If I had stayed in the CPUSA in this spirit in 1953, perhaps the contradiction would have led me to resign later, or to be expelled, but I can't imagine myself embracing the dogmatic right-wing ideology that was called loyalty then.
Metta, I mention it here (note also links to my unreliable memories of Chan's talk in Buffalo). Possibly I'll challenge a couple of lines from your statement in a future blog post, but rest assured that I'm grateful for your having opened the discussion in the way you did.
I distinguish between two different moral issues, Chandler. First is the question of "ratting" on comrades. I certainly respect and admire your refusal to blame other party members so save your own skin. That is quite apart from the rightness of the CP cause.
I was never a Marxist, but I doubt that Marx would have joined any CP because he thought capitalism had to emerge first. Scarcity meant that people would fight over material necessities, but capitalism would eliminate scarcity and thereby make socialism possible. However, no capitalist societies have become socialist; instead they adopt equalization practices as welfare states.
To judge capitalism as foul I have to ask: in comparison to what? I have a thousand suggestions for improving it but socialism is not be one of them.
Still, as Peter Rosenthal pointed out, Communists stood for many, many positive changes and deserve credit for them. My Berkeley co-op members would have supported most Communists because of their progressive ideas. (I don't know why the real CP members did not tell us about belonging, since that would have been okay with us all.)
Nevertheless, gradually the facts about Stalinist and Maoist repressions became so well known that I can't imagine continuing as a member, if I had ever been one. That's the question I was asking you: not "why did you join?" but "why didn't you quit earlier?"

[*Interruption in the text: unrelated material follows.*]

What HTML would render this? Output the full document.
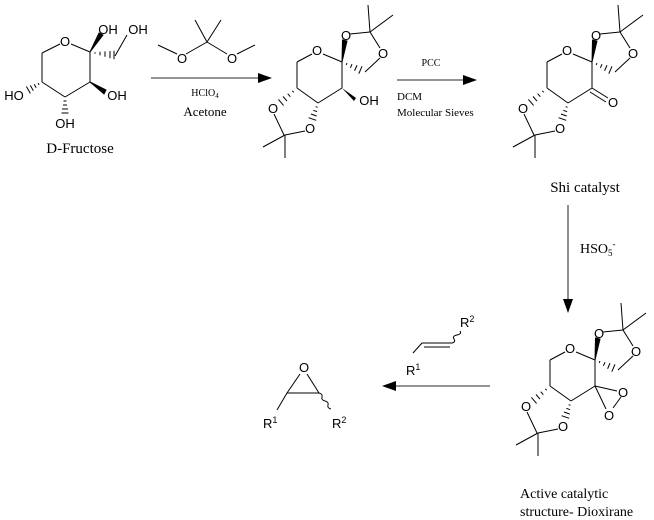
<!DOCTYPE html>
<html><head><meta charset="utf-8">
<style>
html,body{margin:0;padding:0;background:#fff;}
svg{display:block;}
text{font-family:"Liberation Sans",sans-serif;fill:#000;}
.s{font-family:"Liberation Serif",serif;}
</style></head><body>
<svg width="654" height="520" viewBox="0 0 654 520" xmlns="http://www.w3.org/2000/svg">
<defs>
<g id="skel" stroke="#000" stroke-width="1" fill="none">
  <line x1="547" y1="62" x2="562" y2="54"/>
  <line x1="573" y1="54" x2="592" y2="62"/>
  <line x1="592" y1="62" x2="592" y2="88"/>
  <line x1="592" y1="88" x2="568" y2="103"/>
  <line x1="568" y1="103" x2="547" y2="88"/>
  <line x1="547" y1="88" x2="547" y2="62"/>
  <polygon points="592,62 592.5,40 597,41" fill="#000"/>
  <line x1="600" y1="34" x2="620" y2="32"/>
  <line x1="620" y1="32" x2="630" y2="48"/>
  <line x1="630" y1="58" x2="615" y2="72"/>
  <line x1="620" y1="32" x2="618" y2="5"/>
  <line x1="620" y1="32" x2="643" y2="15"/>
  <path d="M597,63.08L596.2,64.92M602,64.16L600.4,67.84M607,65.24L604.6,70.76M612,66.32L608.8,73.68"/>
  <path d="M542.35,90.84L543.65,92.36M537.7,93.7L540.3,96.7M533,96.5L537,101.1M528.4,99.4L533.6,105.4"/>
  <path d="M565.66,106.67L567.54,107.33M563.32,110.34L567.08,111.66M561,114L566.6,116M558.6,117.7L566.2,120.3"/>
  <line x1="524" y1="114" x2="534" y2="135"/>
  <line x1="555" y1="131" x2="535" y2="135"/>
  <line x1="535" y1="135" x2="513" y2="147"/>
  <line x1="535" y1="135" x2="535" y2="158"/>
</g>
<g id="skelt">
  <text x="567" y="55" font-size="13" text-anchor="middle">O</text>
  <text x="596" y="40" font-size="13" text-anchor="middle">O</text>
  <text x="633" y="58" font-size="13" text-anchor="middle">O</text>
  <text x="523" y="113" font-size="13" text-anchor="middle">O</text>
  <text x="560" y="133" font-size="13" text-anchor="middle">O</text>
</g>
</defs>

<!-- D-Fructose -->
<g stroke="#000" stroke-width="1" fill="none">
  <line x1="42" y1="53" x2="60" y2="44"/>
  <line x1="71" y1="44" x2="90" y2="52"/>
  <line x1="90" y1="52" x2="90" y2="82"/>
  <line x1="90" y1="82" x2="65" y2="97"/>
  <line x1="65" y1="97" x2="42" y2="82"/>
  <line x1="42" y1="82" x2="42" y2="53"/>
  <polygon points="90,52 99,33 103,35" fill="#000"/>
  <path d="M95,52.2v1.6M100,51.8v3.6M105,51.4v5.4M110,51v7.2M114,50.8v8.4"/>
  <line x1="115" y1="56" x2="127" y2="35"/>
  <polygon points="90,82 106,90 104,94" fill="#000"/>
  <path d="M63.5,101h3M63,105h4M62,109h6M61.5,113h7"/>
  <path d="M38.1,83.14L39.1,84.86M34.2,84.28L36.2,87.72M30.3,85.4L33.3,90.6M26.4,86.56L30.4,93.44"/>
</g>
<text x="65" y="46" font-size="13" text-anchor="middle">O</text>
<text x="108" y="34" font-size="13" text-anchor="middle">OH</text>
<text x="138" y="34" font-size="13" text-anchor="middle">OH</text>
<text x="117" y="100" font-size="13" text-anchor="middle">OH</text>
<text x="65" y="128" font-size="13" text-anchor="middle">OH</text>
<text x="14" y="100" font-size="13" text-anchor="middle">HO</text>
<text x="80" y="153" font-size="15" text-anchor="middle" class="s">D-Fructose</text>

<!-- 2,2-dimethoxypropane -->
<g stroke="#000" stroke-width="1">
  <line x1="207" y1="42" x2="195" y2="20"/>
  <line x1="207" y1="42" x2="221" y2="20"/>
  <line x1="207" y1="42" x2="186" y2="54"/>
  <line x1="207" y1="42" x2="227" y2="54"/>
  <line x1="177" y1="54" x2="158" y2="45"/>
  <line x1="237" y1="54" x2="255" y2="45"/>
  <line x1="151" y1="78" x2="260" y2="78" stroke="#555" stroke-width="1.3"/>
</g>
<polygon points="272,78 258,73 258,83" fill="#000"/>
<text x="182" y="63" font-size="13" text-anchor="middle">O</text>
<text x="232" y="63" font-size="13" text-anchor="middle">O</text>
<text x="205" y="96" font-size="10" text-anchor="middle" class="s">HClO<tspan font-size="7" dy="2">4</tspan></text>
<text x="205" y="116" font-size="13" text-anchor="middle" class="s">Acetone</text>

<!-- product 1 -->
<g transform="translate(-250,0)">
  <use href="#skel"/><use href="#skelt"/>
  <polygon points="592,88 606,98 604,101" fill="#000"/>
  <text x="619" y="105" font-size="13" text-anchor="middle">OH</text>
</g>

<!-- PCC arrow -->
<line x1="397" y1="80" x2="464" y2="80" stroke="#555" stroke-width="1.3"/>
<polygon points="477,80 463,75 463,85" fill="#000"/>
<text x="431" y="66" font-size="10" text-anchor="middle" class="s">PCC</text>
<text x="397" y="100" font-size="11" class="s">DCM</text>
<text x="397" y="116" font-size="11" class="s">Molecular Sieves</text>

<!-- Shi catalyst -->
<use href="#skel"/><use href="#skelt"/>
<g stroke="#000" stroke-width="1">
  <line x1="592" y1="88" x2="608" y2="98"/>
  <line x1="590" y1="92" x2="606" y2="102"/>
</g>
<text x="613" y="107" font-size="13" text-anchor="middle">O</text>
<text x="585" y="192" font-size="15" text-anchor="middle" class="s">Shi catalyst</text>

<!-- down arrow -->
<line x1="568" y1="205" x2="568" y2="300" stroke="#555" stroke-width="1.3"/>
<polygon points="568,313 563,299 573,299" fill="#000"/>
<text x="580" y="253" font-size="14" class="s">HSO<tspan font-size="9" dy="3">5</tspan><tspan font-size="9" dy="-9">-</tspan></text>

<!-- dioxirane -->
<g transform="translate(3,298)">
  <use href="#skel"/><use href="#skelt"/>
  <g stroke="#000" stroke-width="1" fill="none">
    <line x1="592" y1="88" x2="614" y2="93"/>
    <line x1="592" y1="88" x2="603" y2="111"/>
    <line x1="618" y1="99" x2="610" y2="110"/>
  </g>
  <text x="620" y="99" font-size="13" text-anchor="middle">O</text>
  <text x="606" y="122" font-size="13" text-anchor="middle">O</text>
</g>
<text x="520" y="498" font-size="14" class="s">Active catalytic</text>
<text x="520" y="516" font-size="14" class="s">structure- Dioxirane</text>

<!-- left arrow -->
<line x1="490" y1="386" x2="395" y2="386" stroke="#555" stroke-width="1.3"/>
<polygon points="382,386 396,381 396,391" fill="#000"/>

<!-- alkene -->
<g stroke="#000" stroke-width="1" fill="none">
  <line x1="413" y1="353" x2="422" y2="343"/>
  <line x1="422" y1="343" x2="452" y2="343"/>
  <line x1="424" y1="347" x2="450" y2="347"/>
  <path d="M452,343 q4,-1 2,-4 t3,-4 t3,-4"/>
</g>
<text x="406" y="375" font-size="13">R<tspan font-size="9" dy="-5">1</tspan></text>
<text x="460" y="327" font-size="13">R<tspan font-size="9" dy="-5">2</tspan></text>

<!-- epoxide -->
<g stroke="#000" stroke-width="1" fill="none">
  <line x1="300" y1="374" x2="287" y2="393"/>
  <line x1="307" y1="374" x2="319" y2="393"/>
  <line x1="287" y1="393" x2="319" y2="393"/>
  <line x1="287" y1="393" x2="277" y2="410"/>
  <path d="M319,393 q4,1 3,4 t3,4 t3,4 t3,4"/>
</g>
<text x="304" y="372" font-size="13" text-anchor="middle">O</text>
<text x="263" y="428" font-size="13">R<tspan font-size="9" dy="-5">1</tspan></text>
<text x="332" y="428" font-size="13">R<tspan font-size="9" dy="-5">2</tspan></text>
</svg>
</body></html>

Natalie said you had never been a Stalinist. Knowing you, I think that must has been true. But staying in a party that condoned Stalinism was a bad idea, I think. That is my real question.
The Law Union of Ontario has recently had an ongoing list-serve conversation about Chandler Davis's interview "The Origins of America's Intellectual Vacuum", in which he blames the repression of the left in the 40s and 50s for the present uninspiring political scene.
While there exists much respect for Chandler Davis among Law Union people including me, I felt his analysis was marred by an inability to criticize Soviet style socialism. For example, he said that the repression of himself
and other CPers was less violent than what occurred in ...El Salvador. The more obvious parallel, and the more significant one, remained unexpressed.
Similarly, Prof.Davis' blaming of "repression" for the failure of the left is a way to avoid a self-critique. It is hard to avoid noticing that somehow, even harsher repression of "capitalist-roaders" in China and the USSR did not prevent these ideas from returning with a vengance.
I have no doubt that some of the ideas Chandler Davis supported live on, but the main idea, communism, died because it failed.
I could never be "at the side" of a struggle led by Reds, as Professor Davis wishes, because the society they are working towards is an autocracy with pie-in-the-sky economic plan that never worked in practice.